# [GIVEN INFORMATION]
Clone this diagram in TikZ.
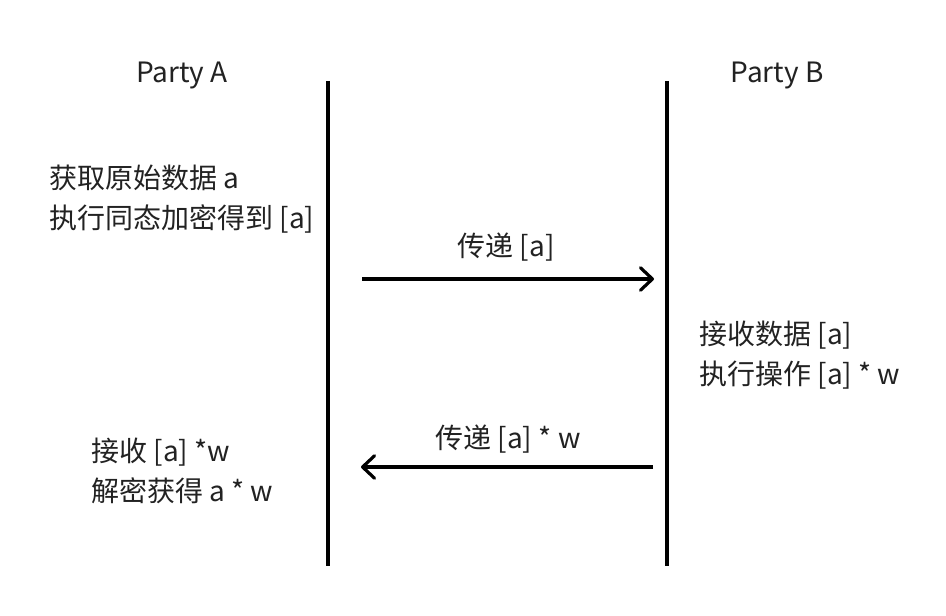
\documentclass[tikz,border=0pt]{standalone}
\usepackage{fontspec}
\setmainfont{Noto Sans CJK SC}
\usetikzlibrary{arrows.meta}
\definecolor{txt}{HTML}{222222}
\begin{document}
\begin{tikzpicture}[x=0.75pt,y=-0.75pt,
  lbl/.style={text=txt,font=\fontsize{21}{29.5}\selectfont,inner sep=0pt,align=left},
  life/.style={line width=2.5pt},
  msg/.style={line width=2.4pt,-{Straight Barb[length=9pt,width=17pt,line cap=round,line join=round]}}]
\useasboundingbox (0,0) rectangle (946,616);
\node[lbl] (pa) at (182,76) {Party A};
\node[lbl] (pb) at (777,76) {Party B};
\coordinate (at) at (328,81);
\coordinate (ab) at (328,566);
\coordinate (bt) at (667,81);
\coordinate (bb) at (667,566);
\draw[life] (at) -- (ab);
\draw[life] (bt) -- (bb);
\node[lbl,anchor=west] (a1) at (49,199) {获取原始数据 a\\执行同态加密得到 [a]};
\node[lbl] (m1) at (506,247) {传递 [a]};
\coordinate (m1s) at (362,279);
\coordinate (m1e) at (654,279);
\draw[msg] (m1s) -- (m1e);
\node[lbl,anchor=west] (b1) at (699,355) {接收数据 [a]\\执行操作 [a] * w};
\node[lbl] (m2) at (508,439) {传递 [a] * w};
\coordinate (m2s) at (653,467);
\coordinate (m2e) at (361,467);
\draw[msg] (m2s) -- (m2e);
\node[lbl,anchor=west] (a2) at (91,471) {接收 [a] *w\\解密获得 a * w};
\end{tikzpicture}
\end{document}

==

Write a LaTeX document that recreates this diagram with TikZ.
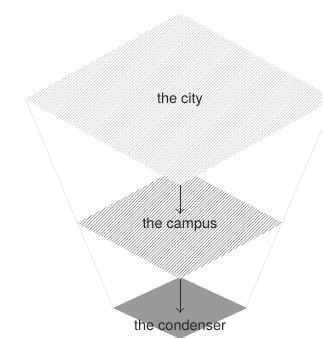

# [STATED TASK]
Within the data above, pick out all lines holding the word "diagram".

# [SOLVED EXERCISE]
Clone this diagram in TikZ.
Write a LaTeX document that recreates this diagram with TikZ.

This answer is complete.